God has a strong view of any kind of immorality, so we  should try to err on the side of purity. For example, the apostle Paul  said that the Church will be presented to Christ as a pure virgin bride:  “I am jealous for you with a godly jealousy. I promised you to  one husband, to Christ, so that I might present you as a pure virgin to  him.” 

  My mother discussed sex openly with me when I was 15 years old. I  knew the morality issue already and formed my own beliefs at that age.  Mom didn’t have to go through the graphic details but what struck me was  the responsibility of the sexual act. In the same manner, I discussed  sex education with my two girls as “are you ready to have children?”  

 When they blurted “NO WAY“, I added “Then you should abstain until you are ready“. My own definition of “readiness” is when one is married but I didn’t want to explicitly state that fact yet.  

 I continued “Don’t even believe your boyfriend when he says he has protection“. 

 They giggled. I gave a clear example of a family friend who got  pregnant at the age of 18 because she thought she wouldn’t get pregnant  at that age. Besides it was her first time.  

 Then I continued “just one tiny drop contains millions of sperm to impregnate you. It takes only 1 sperm cell, mind you!” 

 Then I proceeded to explain how the second daughter and Luijoe were conceived …and… 

 “ewww. I dont want to listen now” 

 I explained condoms, birth control etc are not fool proof methods of birth control.  

 We need to teach them responsible parenthood together with the sex  education. We don’t need to teach everything but at least give them the  basic facts.

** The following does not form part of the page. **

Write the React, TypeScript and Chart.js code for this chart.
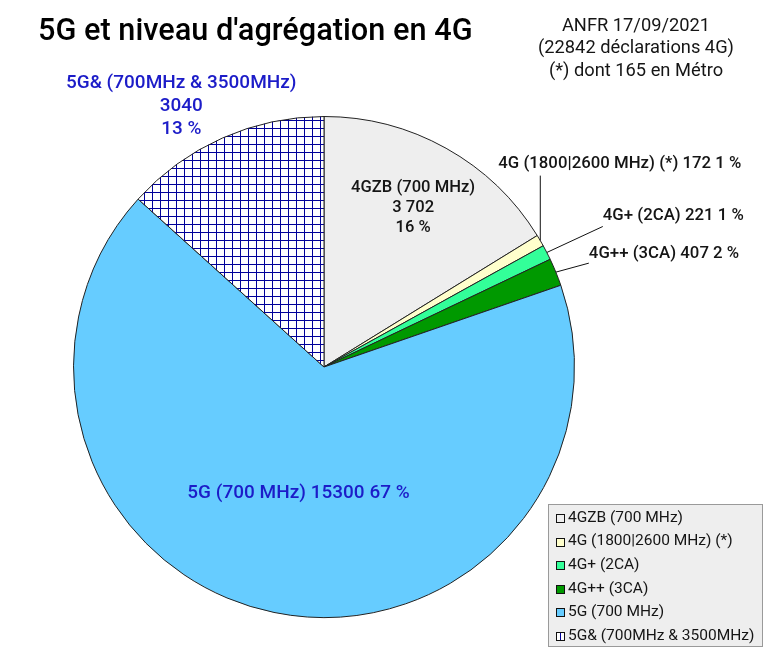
import React, { useEffect, useRef } from "react";
import { Chart, registerables } from "chart.js";

Chart.register(...registerables);

// Données ANFR 17/09/2021
const categories = [
  "4GZB (700 MHz)",
  "4G (1800|2600 MHz) (*)",
  "4G+ (2CA)",
  "4G++ (3CA)",
  "5G (700 MHz)",
  "5G& (700MHz & 3500MHz)",
];
const counts = [3702, 172, 221, 407, 15300, 3040];
const countTexts = ["3 702", "172", "221", "407", "15300", "3040"];
const percents = [16, 1, 1, 2, 67, 13];

const title = "5G et niveau d'agrégation en 4G";
const noteLines = ["ANFR 17/09/2021", "(22842 déclarations 4G)", "(*) dont 165 en Métro"];

const FONT = "Roboto, 'Noto Sans', sans-serif";
const FONT_MED = "'Roboto Medium', Roboto, 'Noto Sans', sans-serif";
const BLUE_TEXT = "#1c1cc8";
const DARK_TEXT = "#151515";

function makeGridPattern(ctx: CanvasRenderingContext2D): CanvasPattern | string {
  const c = document.createElement("canvas");
  c.width = 8;
  c.height = 8;
  const p = c.getContext("2d");
  if (!p) return "#ffffff";
  p.fillStyle = "#ffffff";
  p.fillRect(0, 0, 8, 8);
  p.fillStyle = "#000099";
  p.fillRect(0, 0, 1, 8);
  p.fillRect(0, 0, 8, 1);
  return ctx.createPattern(c, "repeat") || "#ffffff";
}

// placement des étiquettes (relatif à l'arc)
type LabelSpec =
  | { kind: "inside"; factor: number; lines: (i: number) => string[]; size: number; lh: number; color: string }
  | { kind: "outside"; line?: [number, number]; text: [number, number]; align: CanvasTextAlign; lines: (i: number) => string[]; size: number; lh: number; color: string };

const oneLine = (i: number) => [`${categories[i]} ${countTexts[i]} ${percents[i]} %`];
const threeLines = (i: number) => [categories[i], countTexts[i], percents[i] + " %"];

const labelSpecs: LabelSpec[] = [
  { kind: "inside", factor: 0.73, lines: threeLines, size: 16.6, lh: 20, color: DARK_TEXT },
  { kind: "outside", line: [0, -65], text: [-42, -78], align: "left", lines: oneLine, size: 16.8, lh: 20, color: DARK_TEXT },
  { kind: "outside", line: [56, -26], text: [56, -37], align: "left", lines: oneLine, size: 16.8, lh: 20, color: DARK_TEXT },
  { kind: "outside", line: [33, -9], text: [33, -19], align: "left", lines: oneLine, size: 16.8, lh: 20, color: DARK_TEXT },
  { kind: "inside", factor: 0.51, lines: oneLine, size: 19, lh: 22, color: BLUE_TEXT },
  { kind: "outside", text: [-41, -33], align: "center", lines: threeLines, size: 19, lh: 23, color: BLUE_TEXT },
];

const sliceLabels = {
  id: "sliceLabels",
  afterDatasetsDraw(chart: Chart) {
    const ctx = chart.ctx;
    const arcs = chart.getDatasetMeta(0).data as any[];
    ctx.save();
    ctx.textBaseline = "middle";
    arcs.forEach((arc, i) => {
      const spec = labelSpecs[i];
      const { x, y, startAngle, endAngle, outerRadius } = arc.getProps(
        ["x", "y", "startAngle", "endAngle", "outerRadius"],
        true
      );
      const mid = (startAngle + endAngle) / 2;
      const lines = spec.lines(i);
      ctx.fillStyle = spec.color;
      ctx.font = `500 ${spec.size}px ${FONT_MED}`;
      if (spec.kind === "inside") {
        const cx = x + Math.cos(mid) * outerRadius * spec.factor;
        const cy = y + Math.sin(mid) * outerRadius * spec.factor;
        ctx.textAlign = "center";
        lines.forEach((t, k) => {
          ctx.fillText(t, cx, cy + (k - (lines.length - 1) / 2) * spec.lh);
        });
      } else {
        const ex = x + Math.cos(mid) * outerRadius;
        const ey = y + Math.sin(mid) * outerRadius;
        if (spec.line) {
          ctx.strokeStyle = "#111111";
          ctx.lineWidth = 1;
          ctx.beginPath();
          ctx.moveTo(ex, ey);
          ctx.lineTo(ex + spec.line[0], ey + spec.line[1]);
          ctx.stroke();
        }
        ctx.textAlign = spec.align;
        const tx = ex + spec.text[0];
        const ty = ey + spec.text[1];
        lines.forEach((t, k) => {
          ctx.fillText(t, tx, ty + (k - (lines.length - 1) / 2) * spec.lh);
        });
      }
    });
    ctx.restore();
  },
};

const headerAndLegend = {
  id: "headerAndLegend",
  afterDraw(chart: Chart) {
    const ctx = chart.ctx;
    ctx.save();
    // titre
    ctx.fillStyle = "#000000";
    ctx.font = `500 30.7px ${FONT_MED}`;
    ctx.textAlign = "left";
    ctx.textBaseline = "middle";
    ctx.fillText(title, 38, 31);
    // note
    ctx.font = `400 18.3px ${FONT}`;
    ctx.fillStyle = DARK_TEXT;
    ctx.textAlign = "center";
    noteLines.forEach((t, k) => ctx.fillText(t, 636, 26 + k * 22.5));

    // légende
    const bx = 548.5, by = 504.5, bw = 214, bh = 142;
    ctx.fillStyle = "#eeeeee";
    ctx.fillRect(bx, by, bw, bh);
    ctx.strokeStyle = "#9a9a9a";
    ctx.lineWidth = 1;
    ctx.strokeRect(bx, by, bw, bh);
    const ds = chart.data.datasets[0] as any;
    ctx.font = `400 15.5px ${FONT}`;
    ctx.textAlign = "left";
    (chart.data.labels as string[]).forEach((lab, i) => {
      const yy = 518 + i * 23.6;
      ctx.fillStyle = ds.backgroundColor[i];
      ctx.fillRect(556, Math.round(yy - 4), 8, 8);
      ctx.strokeStyle = "#111111";
      ctx.strokeRect(556.5, Math.round(yy - 4) + 0.5, 8, 8);
      ctx.fillStyle = DARK_TEXT;
      ctx.fillText(lab, 568, yy);
    });
    ctx.restore();
  },
};

export default function App() {
  const canvasRef = useRef<HTMLCanvasElement>(null);
  const chartRef = useRef<Chart | null>(null);

  useEffect(() => {
    if (!canvasRef.current) return;
    const ctx = canvasRef.current.getContext("2d");
    if (!ctx) return;
    if (chartRef.current) chartRef.current.destroy();

    const colors = ["#eeeeee", "#ffffcc", "#33ff99", "#009900", "#66ccff", makeGridPattern(ctx)];

    chartRef.current = new Chart(ctx, {
      type: "pie",
      data: {
        labels: categories,
        datasets: [
          {
            data: counts,
            backgroundColor: colors as any,
            borderColor: "#222222",
            borderWidth: 1,
          },
        ],
      },
      options: {
        responsive: false,
        animation: false,
        events: [],
        layout: { padding: { left: 73, right: 191, top: 116, bottom: 35 } },
        plugins: {
          legend: { display: false },
          tooltip: { enabled: false },
          title: { display: false },
        },
      },
      plugins: [sliceLabels, headerAndLegend],
    });

    return () => {
      chartRef.current?.destroy();
      chartRef.current = null;
    };
  }, []);

  return (
    <div style={{ position: "absolute", left: 0, top: 0, width: 766, height: 653, background: "#ffffff" }}>
      <canvas ref={canvasRef} width={766} height={653} />
    </div>
  );
}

Along the way, the children can do some more research on  their own. 

 Phillipine Catholic Bishops Oppose Sex-Ed in Schools, Say it Should be Left to Parents  is true if all parents know how to discuss sex with their children. We  can’t assume parents know how to discuss sex openly. Some might be  uneducated to understand the anatomy of reproduction and thus fail to  grasp natural birth control methods. 

  The schools together with the parents can bridge the gap of sex education.  

 If you are a parent, are you ready to tackle the topic of sex education with your children?